そしておりしも、今日本ではパラリンピックが開催されています。

彼らの「頑張っている」姿は同じような障害のある子どもを育てているお母さんお父さんにどのように映り、それがどのように今後の子どもたちへの言葉かけに影響するのでしょうか。私はちょっと怖い気がします。

 
もちろん私は、自分自身で思索した末に「障害があっても頑張る」道を選択し、自分の限界まで鍛えぬき、耐え抜き、戦い抜き、世界の舞台で輝いていく競技選手たちを心から素晴らしいと思っています。

 
でも一方で、「ぼくは、がんばりません」と言える子どもたち、もしくはその言葉すらも言えずに、代わりに体やこころの不調で体現している子どもたちも、否定をしてほしくないと強く望みます。

 
本当は、障害があったってなくたって、大人だって子どもだって、みんなみんな「ぼくは、がんばりません」と言いたいのです。
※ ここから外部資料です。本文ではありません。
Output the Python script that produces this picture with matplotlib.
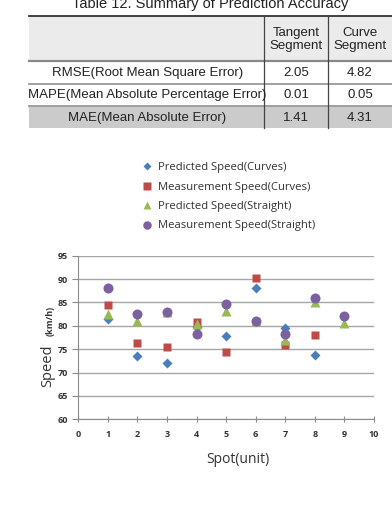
import matplotlib.pyplot as plt
from matplotlib.patches import Rectangle

# table data
table_title = "Table 12. Summary of Prediction Accuracy"
col_headers = ["Tangent\nSegment", "Curve\nSegment"]
row_labels = ["RMSE(Root Mean Square Error)",
              "MAPE(Mean Absolute Percentage Error)",
              "MAE(Mean Absolute Error)"]
tangent_vals = ["2.05", "0.01", "1.41"]
curve_vals = ["4.82", "0.05", "4.31"]

# chart data
spots_curves = [1, 2, 3, 4, 5, 6, 7, 8]
pred_curves = [81.5, 73.5, 72.1, 79.8, 77.9, 88.0, 79.6, 73.7]
meas_curves = [84.5, 76.3, 75.4, 80.9, 74.3, 90.2, 75.9, 78.0]
spots_straight = [1, 2, 3, 4, 5, 6, 7, 8, 9]
pred_straight = [82.5, 81.0, 83.0, 80.3, 83.1, 81.0, 77.0, 85.2, 80.7]
meas_straight = [88.0, 82.5, 83.0, 78.3, 84.7, 81.0, 78.2, 86.0, 82.1]

W, H = 392, 509
fig = plt.figure(figsize=(W / 100, H / 100), dpi=100)

# ---- table drawn in pixel coordinates on an overlay axes
tab = fig.add_axes([0, 0, 1, 1])
tab.set_xlim(0, W)
tab.set_ylim(H, 0)
tab.axis("off")

tfont = {"family": "Liberation Sans", "color": "#222222"}
tab.text(210, 4, table_title, ha="center", va="center", fontsize=10.5, **tfont)

x0, x1, x2, x3 = 29, 264, 328, 392
rows_y = [15.7, 61, 83.5, 106, 128]
tab.add_patch(Rectangle((x0, rows_y[0]), x3 - x0, rows_y[1] - rows_y[0],
                        facecolor="#ebebeb", edgecolor="none"))
tab.add_patch(Rectangle((x0, rows_y[3]), x3 - x0, rows_y[4] - rows_y[3],
                        facecolor="#cbcbcb", edgecolor="none"))
tab.plot([x0, x3], [rows_y[0]] * 2, color="#333333", lw=1.3)
tab.plot([x0, x3], [rows_y[1]] * 2, color="#888888", lw=1.6)
for yy in rows_y[2:4]:
    tab.plot([x0, x3], [yy] * 2, color="#999999", lw=1.3)
for xx in (x1, x2):
    tab.plot([xx, xx], [rows_y[0], rows_y[4]], color="#444444", lw=0.9)

for i, h in enumerate(col_headers):
    cx = (x1 + x2) / 2 if i == 0 else (x2 + x3) / 2
    tab.text(cx, (rows_y[0] + rows_y[1]) / 2 + 1, h, ha="center", va="center",
             fontsize=9.5, linespacing=1.15, **tfont)
for i, lab in enumerate(row_labels):
    cy = (rows_y[i + 1] + rows_y[i + 2]) / 2 + 0.5
    tab.text((x0 + x1) / 2 + 1, cy, lab, ha="center", va="center", fontsize=9.5, **tfont)
    tab.text((x1 + x2) / 2, cy, tangent_vals[i], ha="center", va="center", fontsize=9.5, **tfont)
    tab.text((x2 + x3) / 2, cy, curve_vals[i], ha="center", va="center", fontsize=9.5, **tfont)

# ---- scatter chart
ax = fig.add_axes([78.3 / W, 1 - 419.3 / H, (374 - 78.3) / W, (419.3 - 255.7) / H])
s1, = ax.plot(spots_curves, pred_curves, "D", color="#4a7ebb", ms=4.6, mec="none")
s2, = ax.plot(spots_curves, meas_curves, "s", color="#be4b48", ms=6.3, mec="none")
s3, = ax.plot(spots_straight, pred_straight, "^", color="#98b954", ms=7, mec="none")
s4, = ax.plot(spots_straight, meas_straight, "o", color="#7d60a0", ms=7.2, mec="none")

ax.set_xlim(0, 10)
ax.set_ylim(60, 95)
ax.set_xticks(range(0, 11))
ax.set_yticks(range(60, 96, 5))
ax.grid(axis="y", color="#a6a6a6", lw=1)
ax.set_axisbelow(True)
for sp in ("top", "right"):
    ax.spines[sp].set_visible(False)
for sp in ("left", "bottom"):
    ax.spines[sp].set_color("#8c8c8c")
ax.tick_params(axis="both", colors="#8c8c8c", length=4, labelcolor="#333333",
               labelsize=6.5)
ax.tick_params(axis="x", direction="inout", length=5, pad=5)
ax.tick_params(axis="y", direction="out", length=4)
for lab in ax.get_xticklabels() + ax.get_yticklabels():
    lab.set_fontweight("bold")
    lab.set_family("Open Sans")

ax.set_xlabel("Spot(unit)", fontsize=10, family="Open Sans", color="#333333")
ax.xaxis.set_label_coords(0.54, -0.20)
fig.text(48 / W, 1 - 366 / H, "Speed", rotation=90, ha="center", va="center",
         fontsize=10.5, family="Open Sans", color="#333333")
fig.text(50 / W, 1 - 321 / H, "(km/h)", rotation=90, ha="center", va="center",
         fontsize=6.5, family="Open Sans", fontweight="bold", color="#333333")

leg = fig.legend([s1, s2, s3, s4],
                 ["Predicted Speed(Curves)", "Measurement Speed(Curves)",
                  "Predicted Speed(Straight)", "Measurement Speed(Straight)"],
                 loc="upper left", bbox_to_anchor=(131 / W, 1 - 152 / H),
                 frameon=False, handlelength=1, handletextpad=0.5,
                 labelspacing=0.75, prop={"family": "Open Sans", "size": 8.1},
                 markerscale=0.85)
for t in leg.get_texts():
    t.set_color("#333333")

fig.savefig("out.png", dpi=100)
それが当たり前なんです。

ちなみに私なんか、しょっちゅう言っています(笑)。

大人ですから、頑張らなければならないときには全力で頑張りますが、ずっとずっとは絶対に無理です。疲弊してどうしても頑張れないときがめぐってきます。その時は、「もう、お休みします」と宣言して、いっぱいこころとからだを休めて、エネルギーチャージして、「ちょっと頑張れるかも」って自分の中の言葉が語りだすまで、じっと待ちます。

そうしなければ、毎日毎日延々と続く生活をやっていけません。

一生頑張り続ける人間なんてありえない、と私は思います。

そのことを、なぜか大人は忘れています。そして、特に子どもに対しては「休まず頑張れ」と言いたくなりがちです。

 
「ぼくは、がんばりません」とちゃんと伝えている子どもに「そうだよね」と寄り添う心を大人が持ってくれたら、そして大人自身も「ぼくも、がんばりません」と堂々と言えるようになったら、

 
混乱

不安

緊張

絶望

 
から日本中の人がもっともっと解放されるような気がします。

そして、頑張らないでいると、新しいアイデアや頑張るエネルギーが湧いてきて、日本はこの混迷期から脱却できるような気がします。